Gauge Invariant Cosmological Perturbation Theory

TL;DR

This work develops gauge-invariant cosmological perturbation theory and applies it to texture seeds as a mechanism for large-scale structure formation. It derives the first-order Einstein and conservation equations, extends them to collisionless matter and Boltzmann transport, and analyzes photon propagation including Sachs-Wolfe and light-deflection effects. The study then detailly treats textures in both flat and expanding spaces, computing the induced perturbations in dark matter, baryons, and photons, and predicting CMB signatures that are compared with COBE data.
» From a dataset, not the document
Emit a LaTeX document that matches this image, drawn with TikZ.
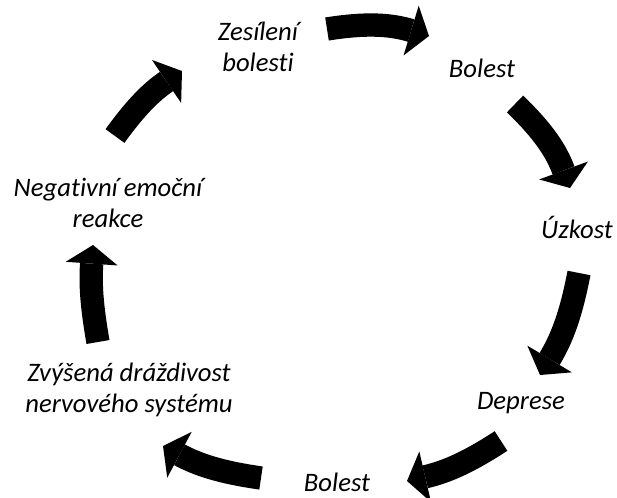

The results suggest textures can yield plausible large-scale structure and CMB patterns, potentially requiring early reionization and benefiting from 3D simulations for robust conclusions.

Abstract

After an introduction to the problem of cosmological structure formation, we develop gauge invariant cosmological perturbation theory. We derive the first order perturbation equations of Einstein's equations and energy momentum ``conservation''. Furthermore, the perturbations of Liouville's equation for collisionless particles and Boltzmann's equation for Compton scattering are worked out. We fully discuss the propagation of photons in a perturbed Friedmann universe, calculating the Sachs--Wolfe effect and light deflection. The perturbation equations are extended to accommodate also perturbations induced by seeds. With these general results we discuss some of the main aspects of the texture model for the formation of large scale structure in the Universe (galaxies, clusters, sheets, voids). In this model, perturbations in the dark matter are induced by texture seeds. The gravitational effects of a spherically symmetric collapsing texture on dark matter, baryonic matter and photons are calculated in first order perturbation theory. We study the characteristic signature of the microwave background fluctuations induced in this scenario and compare it with the COBE observations.